▸ **STATED PROBLEM**
Copy every line of the data that includes the string "page".

▸ **SUPPLIED ENTRIES**
================================

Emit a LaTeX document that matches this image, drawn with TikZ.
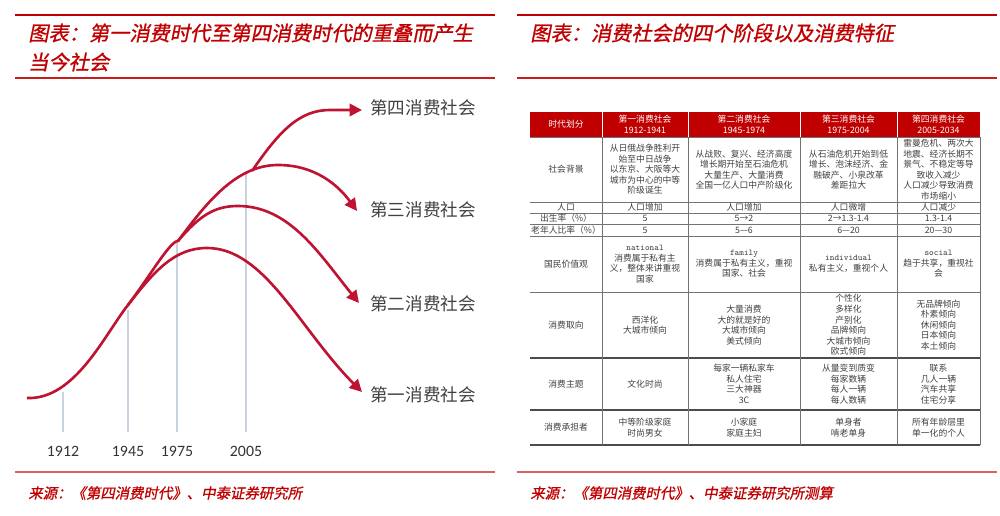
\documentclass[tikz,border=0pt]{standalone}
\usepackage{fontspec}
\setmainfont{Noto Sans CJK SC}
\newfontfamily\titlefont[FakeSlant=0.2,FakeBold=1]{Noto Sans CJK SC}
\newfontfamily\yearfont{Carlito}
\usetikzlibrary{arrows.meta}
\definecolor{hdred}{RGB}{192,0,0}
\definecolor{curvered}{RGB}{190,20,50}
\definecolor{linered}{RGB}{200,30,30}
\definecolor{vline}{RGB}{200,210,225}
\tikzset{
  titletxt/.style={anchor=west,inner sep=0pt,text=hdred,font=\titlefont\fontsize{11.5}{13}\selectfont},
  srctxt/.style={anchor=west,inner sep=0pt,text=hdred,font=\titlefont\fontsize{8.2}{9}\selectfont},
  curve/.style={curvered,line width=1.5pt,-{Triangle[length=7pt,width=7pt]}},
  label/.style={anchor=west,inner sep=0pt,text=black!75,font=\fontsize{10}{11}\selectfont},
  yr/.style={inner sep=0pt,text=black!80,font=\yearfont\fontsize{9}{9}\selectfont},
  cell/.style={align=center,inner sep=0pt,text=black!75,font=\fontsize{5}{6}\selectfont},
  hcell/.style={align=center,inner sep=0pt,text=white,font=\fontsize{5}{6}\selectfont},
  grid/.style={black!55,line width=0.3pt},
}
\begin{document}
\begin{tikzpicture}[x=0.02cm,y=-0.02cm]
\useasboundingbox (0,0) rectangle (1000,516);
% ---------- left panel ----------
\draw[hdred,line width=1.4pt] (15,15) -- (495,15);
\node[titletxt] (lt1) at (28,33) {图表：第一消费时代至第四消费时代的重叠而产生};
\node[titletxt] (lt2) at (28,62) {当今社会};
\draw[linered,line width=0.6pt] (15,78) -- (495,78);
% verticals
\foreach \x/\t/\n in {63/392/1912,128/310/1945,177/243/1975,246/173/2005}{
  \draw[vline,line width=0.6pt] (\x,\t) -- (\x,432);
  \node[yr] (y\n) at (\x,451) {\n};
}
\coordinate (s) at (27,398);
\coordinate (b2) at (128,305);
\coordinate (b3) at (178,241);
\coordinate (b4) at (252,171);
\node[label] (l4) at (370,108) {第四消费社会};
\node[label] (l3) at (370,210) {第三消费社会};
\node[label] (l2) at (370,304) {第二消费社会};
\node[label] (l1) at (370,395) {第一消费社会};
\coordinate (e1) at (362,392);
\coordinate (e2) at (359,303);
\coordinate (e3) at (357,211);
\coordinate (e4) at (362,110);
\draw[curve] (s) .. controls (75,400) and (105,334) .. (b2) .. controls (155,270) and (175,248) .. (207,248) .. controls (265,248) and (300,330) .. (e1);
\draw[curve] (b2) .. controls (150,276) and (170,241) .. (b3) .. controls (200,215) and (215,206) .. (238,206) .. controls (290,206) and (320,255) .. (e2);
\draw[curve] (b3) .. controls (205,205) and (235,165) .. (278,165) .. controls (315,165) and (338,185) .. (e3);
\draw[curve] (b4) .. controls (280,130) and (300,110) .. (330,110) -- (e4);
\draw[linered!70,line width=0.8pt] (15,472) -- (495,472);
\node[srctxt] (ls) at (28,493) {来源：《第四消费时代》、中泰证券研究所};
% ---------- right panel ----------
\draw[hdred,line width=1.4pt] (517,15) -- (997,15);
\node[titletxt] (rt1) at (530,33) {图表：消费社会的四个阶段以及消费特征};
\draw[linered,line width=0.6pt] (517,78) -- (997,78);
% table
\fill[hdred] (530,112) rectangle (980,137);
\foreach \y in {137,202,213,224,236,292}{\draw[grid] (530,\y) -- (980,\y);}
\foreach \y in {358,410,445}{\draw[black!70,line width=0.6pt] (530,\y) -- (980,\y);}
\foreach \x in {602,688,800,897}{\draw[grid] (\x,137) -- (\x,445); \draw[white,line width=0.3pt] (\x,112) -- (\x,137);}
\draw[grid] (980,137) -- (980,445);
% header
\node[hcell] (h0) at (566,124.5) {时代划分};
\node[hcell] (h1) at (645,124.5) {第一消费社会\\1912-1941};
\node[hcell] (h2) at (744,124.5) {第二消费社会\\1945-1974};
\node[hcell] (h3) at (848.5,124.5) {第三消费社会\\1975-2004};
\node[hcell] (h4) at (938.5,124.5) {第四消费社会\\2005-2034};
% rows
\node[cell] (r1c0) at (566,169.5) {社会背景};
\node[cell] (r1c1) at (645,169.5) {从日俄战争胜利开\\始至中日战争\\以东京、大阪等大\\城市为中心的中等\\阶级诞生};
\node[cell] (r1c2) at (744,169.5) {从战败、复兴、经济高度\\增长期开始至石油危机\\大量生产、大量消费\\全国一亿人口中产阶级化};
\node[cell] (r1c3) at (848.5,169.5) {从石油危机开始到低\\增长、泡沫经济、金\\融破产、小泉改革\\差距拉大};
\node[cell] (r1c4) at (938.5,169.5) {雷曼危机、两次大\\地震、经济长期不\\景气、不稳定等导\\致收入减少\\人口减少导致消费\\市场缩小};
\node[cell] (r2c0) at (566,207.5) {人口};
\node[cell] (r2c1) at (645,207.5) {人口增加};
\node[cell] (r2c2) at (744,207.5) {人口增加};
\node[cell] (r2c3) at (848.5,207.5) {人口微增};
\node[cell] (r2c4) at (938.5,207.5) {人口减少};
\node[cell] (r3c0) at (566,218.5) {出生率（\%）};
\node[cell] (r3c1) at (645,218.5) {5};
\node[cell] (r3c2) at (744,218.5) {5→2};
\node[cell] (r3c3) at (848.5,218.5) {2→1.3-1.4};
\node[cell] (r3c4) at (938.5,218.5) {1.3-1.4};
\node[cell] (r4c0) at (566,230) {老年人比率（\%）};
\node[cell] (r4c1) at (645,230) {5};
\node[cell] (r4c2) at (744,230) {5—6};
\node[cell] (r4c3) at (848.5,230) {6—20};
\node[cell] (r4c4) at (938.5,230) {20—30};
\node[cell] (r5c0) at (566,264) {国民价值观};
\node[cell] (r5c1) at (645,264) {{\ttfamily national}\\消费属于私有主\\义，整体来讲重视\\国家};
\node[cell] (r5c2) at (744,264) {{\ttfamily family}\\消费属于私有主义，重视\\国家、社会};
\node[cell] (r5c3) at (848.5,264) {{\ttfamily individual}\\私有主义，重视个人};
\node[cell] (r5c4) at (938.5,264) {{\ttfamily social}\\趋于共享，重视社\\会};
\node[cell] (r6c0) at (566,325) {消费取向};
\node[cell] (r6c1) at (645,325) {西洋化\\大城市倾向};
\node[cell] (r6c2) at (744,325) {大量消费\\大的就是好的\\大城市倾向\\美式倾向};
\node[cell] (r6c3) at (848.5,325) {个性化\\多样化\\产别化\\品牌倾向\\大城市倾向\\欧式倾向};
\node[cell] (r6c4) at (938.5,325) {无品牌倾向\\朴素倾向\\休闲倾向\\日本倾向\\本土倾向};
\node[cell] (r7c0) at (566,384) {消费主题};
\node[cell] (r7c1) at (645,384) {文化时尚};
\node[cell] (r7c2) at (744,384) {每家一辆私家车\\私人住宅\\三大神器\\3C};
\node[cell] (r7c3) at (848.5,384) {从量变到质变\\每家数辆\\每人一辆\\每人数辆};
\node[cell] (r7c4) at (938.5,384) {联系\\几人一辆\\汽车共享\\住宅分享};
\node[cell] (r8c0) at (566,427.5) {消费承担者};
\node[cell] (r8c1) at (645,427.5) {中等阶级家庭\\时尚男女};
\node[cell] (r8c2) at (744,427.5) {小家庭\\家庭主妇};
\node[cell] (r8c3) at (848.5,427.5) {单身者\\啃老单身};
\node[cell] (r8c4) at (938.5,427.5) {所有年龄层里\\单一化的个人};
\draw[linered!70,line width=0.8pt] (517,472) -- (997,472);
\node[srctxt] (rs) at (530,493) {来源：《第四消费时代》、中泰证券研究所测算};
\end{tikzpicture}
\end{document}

================================

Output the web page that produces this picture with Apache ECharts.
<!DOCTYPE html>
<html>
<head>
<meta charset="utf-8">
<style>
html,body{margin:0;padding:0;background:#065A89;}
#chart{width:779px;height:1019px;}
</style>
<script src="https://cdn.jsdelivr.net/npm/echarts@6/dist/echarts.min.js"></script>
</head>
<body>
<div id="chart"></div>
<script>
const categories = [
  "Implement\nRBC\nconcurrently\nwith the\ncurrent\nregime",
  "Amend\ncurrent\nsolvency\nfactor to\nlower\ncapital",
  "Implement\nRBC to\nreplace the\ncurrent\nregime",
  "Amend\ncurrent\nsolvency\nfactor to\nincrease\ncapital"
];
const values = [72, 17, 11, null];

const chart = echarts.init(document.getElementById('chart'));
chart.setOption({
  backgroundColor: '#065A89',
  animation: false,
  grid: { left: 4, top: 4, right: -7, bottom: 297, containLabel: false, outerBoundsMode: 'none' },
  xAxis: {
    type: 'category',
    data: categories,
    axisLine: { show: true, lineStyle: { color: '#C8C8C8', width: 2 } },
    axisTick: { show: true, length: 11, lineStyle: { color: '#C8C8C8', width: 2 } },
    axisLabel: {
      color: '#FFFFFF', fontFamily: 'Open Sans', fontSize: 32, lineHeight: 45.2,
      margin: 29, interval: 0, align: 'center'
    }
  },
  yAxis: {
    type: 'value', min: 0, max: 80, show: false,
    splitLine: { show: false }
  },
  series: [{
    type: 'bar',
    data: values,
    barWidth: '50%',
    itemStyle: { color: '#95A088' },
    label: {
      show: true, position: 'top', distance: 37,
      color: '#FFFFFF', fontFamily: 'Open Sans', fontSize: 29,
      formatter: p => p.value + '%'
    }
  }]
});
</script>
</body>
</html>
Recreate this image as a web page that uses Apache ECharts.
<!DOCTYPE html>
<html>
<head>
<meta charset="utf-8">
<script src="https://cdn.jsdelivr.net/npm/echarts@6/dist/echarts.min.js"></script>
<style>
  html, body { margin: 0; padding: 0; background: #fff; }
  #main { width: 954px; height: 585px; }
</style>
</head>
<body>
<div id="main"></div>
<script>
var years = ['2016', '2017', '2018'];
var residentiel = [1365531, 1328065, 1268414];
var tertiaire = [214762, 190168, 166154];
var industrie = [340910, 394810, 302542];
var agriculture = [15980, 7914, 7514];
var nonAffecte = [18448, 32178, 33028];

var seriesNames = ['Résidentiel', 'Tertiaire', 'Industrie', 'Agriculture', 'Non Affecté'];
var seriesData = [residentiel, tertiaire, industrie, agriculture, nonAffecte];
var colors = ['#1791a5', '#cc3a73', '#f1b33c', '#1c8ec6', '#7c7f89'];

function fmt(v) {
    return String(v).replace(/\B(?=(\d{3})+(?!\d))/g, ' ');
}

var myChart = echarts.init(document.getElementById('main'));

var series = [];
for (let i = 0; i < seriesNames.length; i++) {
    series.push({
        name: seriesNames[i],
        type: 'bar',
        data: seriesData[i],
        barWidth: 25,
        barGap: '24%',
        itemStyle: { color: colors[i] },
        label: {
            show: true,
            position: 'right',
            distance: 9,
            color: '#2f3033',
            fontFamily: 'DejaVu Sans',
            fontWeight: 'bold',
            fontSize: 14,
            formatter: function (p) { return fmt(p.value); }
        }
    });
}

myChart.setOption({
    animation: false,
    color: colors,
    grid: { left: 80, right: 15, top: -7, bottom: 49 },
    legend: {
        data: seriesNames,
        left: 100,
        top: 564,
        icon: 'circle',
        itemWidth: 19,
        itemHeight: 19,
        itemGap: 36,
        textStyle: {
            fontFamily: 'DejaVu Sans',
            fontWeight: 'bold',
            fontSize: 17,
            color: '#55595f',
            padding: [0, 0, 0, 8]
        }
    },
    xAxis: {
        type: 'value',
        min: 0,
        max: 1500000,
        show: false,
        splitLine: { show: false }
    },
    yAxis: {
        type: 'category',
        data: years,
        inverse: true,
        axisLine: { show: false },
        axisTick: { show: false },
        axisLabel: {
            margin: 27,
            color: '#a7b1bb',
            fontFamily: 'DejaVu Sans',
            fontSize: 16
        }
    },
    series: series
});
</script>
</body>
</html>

================================

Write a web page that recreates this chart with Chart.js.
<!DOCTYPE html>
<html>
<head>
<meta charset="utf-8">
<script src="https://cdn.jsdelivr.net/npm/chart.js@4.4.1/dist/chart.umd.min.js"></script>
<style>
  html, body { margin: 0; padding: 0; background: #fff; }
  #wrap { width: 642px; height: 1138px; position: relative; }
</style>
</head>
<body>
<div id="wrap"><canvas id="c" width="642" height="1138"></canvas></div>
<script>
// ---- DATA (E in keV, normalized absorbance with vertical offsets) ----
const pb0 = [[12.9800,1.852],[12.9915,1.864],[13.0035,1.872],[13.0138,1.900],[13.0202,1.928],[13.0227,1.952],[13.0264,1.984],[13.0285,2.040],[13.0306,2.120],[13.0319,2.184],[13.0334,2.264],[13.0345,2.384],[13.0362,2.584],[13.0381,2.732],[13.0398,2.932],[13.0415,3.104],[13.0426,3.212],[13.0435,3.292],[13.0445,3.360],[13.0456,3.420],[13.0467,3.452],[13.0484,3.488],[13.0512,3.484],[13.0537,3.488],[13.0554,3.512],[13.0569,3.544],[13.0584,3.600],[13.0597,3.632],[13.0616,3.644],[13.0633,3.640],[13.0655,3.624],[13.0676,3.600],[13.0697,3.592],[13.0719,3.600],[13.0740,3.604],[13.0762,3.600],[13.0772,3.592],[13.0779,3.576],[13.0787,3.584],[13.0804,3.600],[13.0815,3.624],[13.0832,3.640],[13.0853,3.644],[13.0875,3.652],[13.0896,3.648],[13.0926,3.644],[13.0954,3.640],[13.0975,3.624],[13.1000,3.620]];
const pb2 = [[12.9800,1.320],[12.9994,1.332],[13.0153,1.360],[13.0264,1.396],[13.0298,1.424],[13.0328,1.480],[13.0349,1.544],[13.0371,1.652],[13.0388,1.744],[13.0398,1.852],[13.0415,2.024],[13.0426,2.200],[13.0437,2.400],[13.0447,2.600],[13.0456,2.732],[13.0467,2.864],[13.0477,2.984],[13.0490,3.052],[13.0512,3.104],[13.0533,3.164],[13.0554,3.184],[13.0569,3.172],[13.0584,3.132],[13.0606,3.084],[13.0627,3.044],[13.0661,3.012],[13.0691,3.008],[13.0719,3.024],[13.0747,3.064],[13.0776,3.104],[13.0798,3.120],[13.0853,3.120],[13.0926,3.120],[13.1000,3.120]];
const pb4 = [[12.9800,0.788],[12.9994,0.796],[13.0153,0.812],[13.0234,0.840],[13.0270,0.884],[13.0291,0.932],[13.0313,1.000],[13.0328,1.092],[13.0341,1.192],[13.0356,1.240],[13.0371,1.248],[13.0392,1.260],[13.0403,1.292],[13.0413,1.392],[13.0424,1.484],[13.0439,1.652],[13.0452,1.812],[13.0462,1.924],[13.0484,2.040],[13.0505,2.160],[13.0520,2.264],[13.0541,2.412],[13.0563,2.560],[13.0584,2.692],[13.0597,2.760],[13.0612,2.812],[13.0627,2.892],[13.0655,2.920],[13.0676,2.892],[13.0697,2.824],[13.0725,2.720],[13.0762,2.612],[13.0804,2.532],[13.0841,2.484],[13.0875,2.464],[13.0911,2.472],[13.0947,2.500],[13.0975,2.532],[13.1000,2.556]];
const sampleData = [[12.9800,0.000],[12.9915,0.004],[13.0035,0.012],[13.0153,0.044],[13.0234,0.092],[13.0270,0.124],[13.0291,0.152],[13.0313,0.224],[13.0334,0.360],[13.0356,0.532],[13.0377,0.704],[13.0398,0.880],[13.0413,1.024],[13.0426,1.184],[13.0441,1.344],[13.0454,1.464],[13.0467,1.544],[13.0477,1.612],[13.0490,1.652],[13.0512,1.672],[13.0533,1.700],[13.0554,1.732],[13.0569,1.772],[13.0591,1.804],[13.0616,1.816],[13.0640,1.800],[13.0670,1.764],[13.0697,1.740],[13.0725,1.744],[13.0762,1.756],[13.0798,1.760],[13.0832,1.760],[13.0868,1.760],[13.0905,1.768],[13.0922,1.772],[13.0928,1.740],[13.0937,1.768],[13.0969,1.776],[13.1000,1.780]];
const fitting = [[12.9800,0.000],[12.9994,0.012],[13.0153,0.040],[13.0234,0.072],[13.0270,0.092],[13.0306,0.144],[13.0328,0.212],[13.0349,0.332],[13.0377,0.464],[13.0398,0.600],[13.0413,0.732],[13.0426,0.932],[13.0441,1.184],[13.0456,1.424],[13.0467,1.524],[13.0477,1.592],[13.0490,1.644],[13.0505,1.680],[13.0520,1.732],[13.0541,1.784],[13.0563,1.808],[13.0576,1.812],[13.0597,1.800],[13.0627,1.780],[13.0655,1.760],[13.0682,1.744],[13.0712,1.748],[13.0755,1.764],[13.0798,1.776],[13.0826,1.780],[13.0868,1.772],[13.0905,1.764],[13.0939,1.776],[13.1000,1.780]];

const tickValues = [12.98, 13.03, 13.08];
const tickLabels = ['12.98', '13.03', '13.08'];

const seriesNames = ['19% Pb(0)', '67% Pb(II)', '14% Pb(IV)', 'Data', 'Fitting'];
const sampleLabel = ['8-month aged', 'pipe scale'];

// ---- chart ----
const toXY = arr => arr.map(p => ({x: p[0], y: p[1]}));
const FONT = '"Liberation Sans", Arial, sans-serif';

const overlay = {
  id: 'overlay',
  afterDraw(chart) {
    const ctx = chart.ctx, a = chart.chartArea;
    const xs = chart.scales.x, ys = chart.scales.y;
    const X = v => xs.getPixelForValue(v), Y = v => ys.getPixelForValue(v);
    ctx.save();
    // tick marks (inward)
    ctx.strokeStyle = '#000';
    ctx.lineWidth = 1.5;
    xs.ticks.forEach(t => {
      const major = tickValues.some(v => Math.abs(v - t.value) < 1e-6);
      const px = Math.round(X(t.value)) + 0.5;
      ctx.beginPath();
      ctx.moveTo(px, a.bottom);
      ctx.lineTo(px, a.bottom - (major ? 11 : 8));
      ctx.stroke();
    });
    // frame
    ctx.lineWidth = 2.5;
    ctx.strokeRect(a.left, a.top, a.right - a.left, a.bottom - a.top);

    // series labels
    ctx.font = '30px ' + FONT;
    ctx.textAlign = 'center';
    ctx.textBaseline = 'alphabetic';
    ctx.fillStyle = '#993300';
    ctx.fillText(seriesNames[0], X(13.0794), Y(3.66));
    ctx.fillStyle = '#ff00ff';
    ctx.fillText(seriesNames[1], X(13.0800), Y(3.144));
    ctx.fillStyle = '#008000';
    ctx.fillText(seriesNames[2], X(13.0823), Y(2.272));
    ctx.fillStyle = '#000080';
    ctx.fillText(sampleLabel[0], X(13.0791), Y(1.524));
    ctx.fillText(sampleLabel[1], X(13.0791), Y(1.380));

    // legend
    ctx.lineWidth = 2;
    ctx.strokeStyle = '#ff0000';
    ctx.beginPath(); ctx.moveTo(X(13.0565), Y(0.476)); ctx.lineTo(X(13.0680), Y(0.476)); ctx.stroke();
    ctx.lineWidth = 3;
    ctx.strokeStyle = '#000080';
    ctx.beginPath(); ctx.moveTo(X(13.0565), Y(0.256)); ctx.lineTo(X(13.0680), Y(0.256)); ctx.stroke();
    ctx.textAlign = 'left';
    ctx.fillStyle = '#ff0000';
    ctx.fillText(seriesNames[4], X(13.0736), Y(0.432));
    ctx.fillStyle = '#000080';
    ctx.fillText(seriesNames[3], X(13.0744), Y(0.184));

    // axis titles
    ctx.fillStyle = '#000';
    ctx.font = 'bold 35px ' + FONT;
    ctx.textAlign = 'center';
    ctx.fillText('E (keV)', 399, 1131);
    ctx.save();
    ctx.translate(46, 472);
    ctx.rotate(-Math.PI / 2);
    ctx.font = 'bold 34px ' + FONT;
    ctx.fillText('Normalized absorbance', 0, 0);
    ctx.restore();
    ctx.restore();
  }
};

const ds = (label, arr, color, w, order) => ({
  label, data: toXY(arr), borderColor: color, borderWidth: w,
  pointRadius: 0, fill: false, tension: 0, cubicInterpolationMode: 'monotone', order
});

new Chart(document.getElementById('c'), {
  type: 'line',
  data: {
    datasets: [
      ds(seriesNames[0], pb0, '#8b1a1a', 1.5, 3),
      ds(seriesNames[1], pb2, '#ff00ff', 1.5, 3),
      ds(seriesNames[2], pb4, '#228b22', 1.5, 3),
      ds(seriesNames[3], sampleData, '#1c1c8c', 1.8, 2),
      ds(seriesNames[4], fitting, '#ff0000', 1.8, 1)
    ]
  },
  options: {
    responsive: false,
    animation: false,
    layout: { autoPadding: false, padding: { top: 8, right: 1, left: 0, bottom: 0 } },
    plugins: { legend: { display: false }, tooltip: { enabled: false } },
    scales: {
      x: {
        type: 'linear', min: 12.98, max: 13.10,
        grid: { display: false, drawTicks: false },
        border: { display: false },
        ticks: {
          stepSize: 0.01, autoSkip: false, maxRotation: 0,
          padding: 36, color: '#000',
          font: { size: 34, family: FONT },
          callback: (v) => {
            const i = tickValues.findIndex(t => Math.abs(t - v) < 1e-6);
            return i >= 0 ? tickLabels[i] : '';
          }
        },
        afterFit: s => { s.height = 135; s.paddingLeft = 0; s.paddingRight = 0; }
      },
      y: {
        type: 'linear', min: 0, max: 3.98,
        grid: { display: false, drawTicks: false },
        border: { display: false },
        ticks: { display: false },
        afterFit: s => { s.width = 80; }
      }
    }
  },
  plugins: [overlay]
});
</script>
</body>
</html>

================================

▸ **FULL OUTPUT**
Output the web page that produces this picture with Apache ECharts.
Recreate this image as a web page that uses Apache ECharts.
Write a web page that recreates this chart with Chart.js.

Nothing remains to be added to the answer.